For the data below, work out how many lines include the string "code" and report only the number.
===== DATA SUPPLIED =====
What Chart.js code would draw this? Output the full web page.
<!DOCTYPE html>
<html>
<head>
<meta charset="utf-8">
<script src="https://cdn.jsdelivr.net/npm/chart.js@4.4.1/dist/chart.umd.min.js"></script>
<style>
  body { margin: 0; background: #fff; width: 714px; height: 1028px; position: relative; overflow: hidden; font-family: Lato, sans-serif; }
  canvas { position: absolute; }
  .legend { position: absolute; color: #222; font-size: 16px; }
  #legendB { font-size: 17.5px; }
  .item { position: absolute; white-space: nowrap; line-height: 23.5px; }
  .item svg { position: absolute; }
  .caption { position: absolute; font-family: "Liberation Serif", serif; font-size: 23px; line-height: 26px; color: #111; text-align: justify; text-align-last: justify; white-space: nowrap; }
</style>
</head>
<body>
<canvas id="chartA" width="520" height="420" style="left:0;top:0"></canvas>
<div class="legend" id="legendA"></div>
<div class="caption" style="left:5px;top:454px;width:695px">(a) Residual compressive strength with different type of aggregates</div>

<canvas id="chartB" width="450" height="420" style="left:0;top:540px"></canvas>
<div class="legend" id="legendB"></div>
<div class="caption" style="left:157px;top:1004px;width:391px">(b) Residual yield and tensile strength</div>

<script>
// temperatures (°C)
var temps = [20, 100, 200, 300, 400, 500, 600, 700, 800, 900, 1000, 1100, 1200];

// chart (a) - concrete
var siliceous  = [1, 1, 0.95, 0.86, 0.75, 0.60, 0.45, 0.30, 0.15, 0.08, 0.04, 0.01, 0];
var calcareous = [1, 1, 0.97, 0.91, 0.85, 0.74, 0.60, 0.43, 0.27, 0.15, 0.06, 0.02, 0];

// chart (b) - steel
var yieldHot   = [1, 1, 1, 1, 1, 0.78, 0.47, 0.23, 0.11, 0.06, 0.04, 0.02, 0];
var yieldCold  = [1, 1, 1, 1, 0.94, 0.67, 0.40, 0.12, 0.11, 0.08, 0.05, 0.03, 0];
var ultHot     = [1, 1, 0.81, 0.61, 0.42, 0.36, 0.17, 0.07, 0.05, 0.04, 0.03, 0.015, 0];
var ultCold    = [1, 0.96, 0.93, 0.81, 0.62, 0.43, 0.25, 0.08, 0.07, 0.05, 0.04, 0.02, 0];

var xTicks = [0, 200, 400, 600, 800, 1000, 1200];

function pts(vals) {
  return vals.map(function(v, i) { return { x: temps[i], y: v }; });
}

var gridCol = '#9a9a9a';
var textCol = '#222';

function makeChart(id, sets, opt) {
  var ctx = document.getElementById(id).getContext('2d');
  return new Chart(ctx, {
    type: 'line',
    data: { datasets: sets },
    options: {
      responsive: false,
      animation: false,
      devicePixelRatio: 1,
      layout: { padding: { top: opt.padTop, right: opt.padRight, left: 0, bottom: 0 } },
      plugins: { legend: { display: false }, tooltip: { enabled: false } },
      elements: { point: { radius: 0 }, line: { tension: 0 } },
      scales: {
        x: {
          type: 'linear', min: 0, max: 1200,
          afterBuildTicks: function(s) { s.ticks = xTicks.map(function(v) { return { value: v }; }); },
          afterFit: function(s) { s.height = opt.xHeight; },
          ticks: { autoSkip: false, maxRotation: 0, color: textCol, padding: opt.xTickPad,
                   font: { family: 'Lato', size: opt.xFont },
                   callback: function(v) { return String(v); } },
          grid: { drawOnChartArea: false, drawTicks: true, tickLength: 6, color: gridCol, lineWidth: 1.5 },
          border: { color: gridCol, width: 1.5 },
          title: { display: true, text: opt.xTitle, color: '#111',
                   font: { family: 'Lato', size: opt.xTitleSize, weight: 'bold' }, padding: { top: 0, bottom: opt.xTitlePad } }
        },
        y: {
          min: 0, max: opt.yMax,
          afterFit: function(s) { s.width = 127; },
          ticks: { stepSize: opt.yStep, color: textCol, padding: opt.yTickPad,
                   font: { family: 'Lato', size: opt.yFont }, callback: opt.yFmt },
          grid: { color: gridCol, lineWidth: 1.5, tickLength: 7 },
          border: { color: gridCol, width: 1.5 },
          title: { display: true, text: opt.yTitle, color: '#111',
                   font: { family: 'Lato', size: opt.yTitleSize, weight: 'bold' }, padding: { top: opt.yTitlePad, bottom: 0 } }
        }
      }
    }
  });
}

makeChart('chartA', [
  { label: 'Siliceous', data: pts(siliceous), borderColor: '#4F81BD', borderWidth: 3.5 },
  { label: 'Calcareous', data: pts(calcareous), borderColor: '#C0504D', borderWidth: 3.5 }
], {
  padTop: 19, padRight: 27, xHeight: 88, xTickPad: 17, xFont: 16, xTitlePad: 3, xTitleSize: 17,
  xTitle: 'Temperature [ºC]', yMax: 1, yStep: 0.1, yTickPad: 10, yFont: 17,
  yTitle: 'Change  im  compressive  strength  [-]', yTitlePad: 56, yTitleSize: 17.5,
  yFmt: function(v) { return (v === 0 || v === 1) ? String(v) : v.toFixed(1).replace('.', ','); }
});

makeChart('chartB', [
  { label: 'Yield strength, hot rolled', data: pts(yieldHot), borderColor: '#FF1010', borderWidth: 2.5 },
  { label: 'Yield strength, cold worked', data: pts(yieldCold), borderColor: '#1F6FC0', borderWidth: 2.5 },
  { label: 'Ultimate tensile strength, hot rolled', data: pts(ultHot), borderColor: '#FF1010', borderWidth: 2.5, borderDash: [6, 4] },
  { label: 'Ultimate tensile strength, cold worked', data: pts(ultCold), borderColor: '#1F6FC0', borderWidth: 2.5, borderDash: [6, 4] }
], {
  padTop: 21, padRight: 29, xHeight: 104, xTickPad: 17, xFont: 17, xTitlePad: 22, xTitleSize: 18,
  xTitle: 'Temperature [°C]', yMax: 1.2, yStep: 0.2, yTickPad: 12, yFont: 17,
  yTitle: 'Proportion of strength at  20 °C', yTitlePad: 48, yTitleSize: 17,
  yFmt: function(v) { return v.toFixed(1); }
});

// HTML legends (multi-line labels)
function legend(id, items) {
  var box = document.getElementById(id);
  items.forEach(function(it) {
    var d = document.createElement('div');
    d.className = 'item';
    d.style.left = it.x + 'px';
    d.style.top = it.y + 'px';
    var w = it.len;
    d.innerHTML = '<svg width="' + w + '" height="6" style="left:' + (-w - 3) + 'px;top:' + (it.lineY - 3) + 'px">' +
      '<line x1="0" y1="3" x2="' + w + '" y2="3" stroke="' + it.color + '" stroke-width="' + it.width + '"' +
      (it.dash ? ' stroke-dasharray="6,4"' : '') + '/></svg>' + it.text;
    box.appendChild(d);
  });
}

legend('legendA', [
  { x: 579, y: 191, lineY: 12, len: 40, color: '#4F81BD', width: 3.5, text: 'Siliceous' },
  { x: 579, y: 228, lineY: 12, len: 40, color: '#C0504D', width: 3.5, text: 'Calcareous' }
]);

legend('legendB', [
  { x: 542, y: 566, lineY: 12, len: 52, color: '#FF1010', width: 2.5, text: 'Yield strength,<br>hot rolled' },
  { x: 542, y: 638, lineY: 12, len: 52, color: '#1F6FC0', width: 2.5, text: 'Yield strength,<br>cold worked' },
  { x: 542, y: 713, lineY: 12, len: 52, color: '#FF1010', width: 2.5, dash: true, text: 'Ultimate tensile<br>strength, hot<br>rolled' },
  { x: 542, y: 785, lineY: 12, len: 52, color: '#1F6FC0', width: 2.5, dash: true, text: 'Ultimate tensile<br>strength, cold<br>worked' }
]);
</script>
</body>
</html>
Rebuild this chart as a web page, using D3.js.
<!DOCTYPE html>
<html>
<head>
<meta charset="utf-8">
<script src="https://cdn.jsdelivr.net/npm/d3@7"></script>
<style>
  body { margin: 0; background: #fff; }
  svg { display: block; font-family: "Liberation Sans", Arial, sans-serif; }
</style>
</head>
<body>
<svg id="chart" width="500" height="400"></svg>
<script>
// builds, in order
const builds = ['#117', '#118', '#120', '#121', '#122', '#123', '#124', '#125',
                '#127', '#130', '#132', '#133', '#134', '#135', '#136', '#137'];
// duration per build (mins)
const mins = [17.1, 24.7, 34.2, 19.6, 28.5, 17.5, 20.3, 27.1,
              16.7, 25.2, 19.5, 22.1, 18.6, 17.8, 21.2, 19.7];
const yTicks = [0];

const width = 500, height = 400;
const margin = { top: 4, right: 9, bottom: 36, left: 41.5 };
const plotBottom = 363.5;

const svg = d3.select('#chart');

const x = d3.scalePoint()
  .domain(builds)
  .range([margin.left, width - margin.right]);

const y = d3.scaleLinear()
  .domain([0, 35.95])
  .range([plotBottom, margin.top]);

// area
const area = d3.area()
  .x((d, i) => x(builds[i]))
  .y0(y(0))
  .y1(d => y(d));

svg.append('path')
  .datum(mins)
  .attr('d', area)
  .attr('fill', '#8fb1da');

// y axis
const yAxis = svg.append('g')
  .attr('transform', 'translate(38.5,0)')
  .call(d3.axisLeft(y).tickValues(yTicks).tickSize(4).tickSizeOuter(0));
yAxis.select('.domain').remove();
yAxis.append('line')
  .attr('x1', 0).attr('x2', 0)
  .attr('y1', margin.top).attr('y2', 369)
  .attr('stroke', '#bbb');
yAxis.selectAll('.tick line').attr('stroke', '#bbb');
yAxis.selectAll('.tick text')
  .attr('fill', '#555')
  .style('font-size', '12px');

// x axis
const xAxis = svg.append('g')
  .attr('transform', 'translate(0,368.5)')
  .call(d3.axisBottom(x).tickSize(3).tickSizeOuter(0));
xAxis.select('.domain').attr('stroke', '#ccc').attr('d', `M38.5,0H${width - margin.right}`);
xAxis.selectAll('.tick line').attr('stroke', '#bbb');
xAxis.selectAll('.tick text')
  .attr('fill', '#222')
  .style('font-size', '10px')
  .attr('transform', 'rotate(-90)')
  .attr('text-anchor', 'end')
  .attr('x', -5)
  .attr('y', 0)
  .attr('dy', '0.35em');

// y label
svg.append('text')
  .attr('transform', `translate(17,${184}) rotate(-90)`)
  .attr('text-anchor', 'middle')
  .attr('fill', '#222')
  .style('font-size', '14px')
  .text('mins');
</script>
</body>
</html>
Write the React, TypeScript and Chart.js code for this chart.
=====
SOLUTION TO THE EXERCISE
2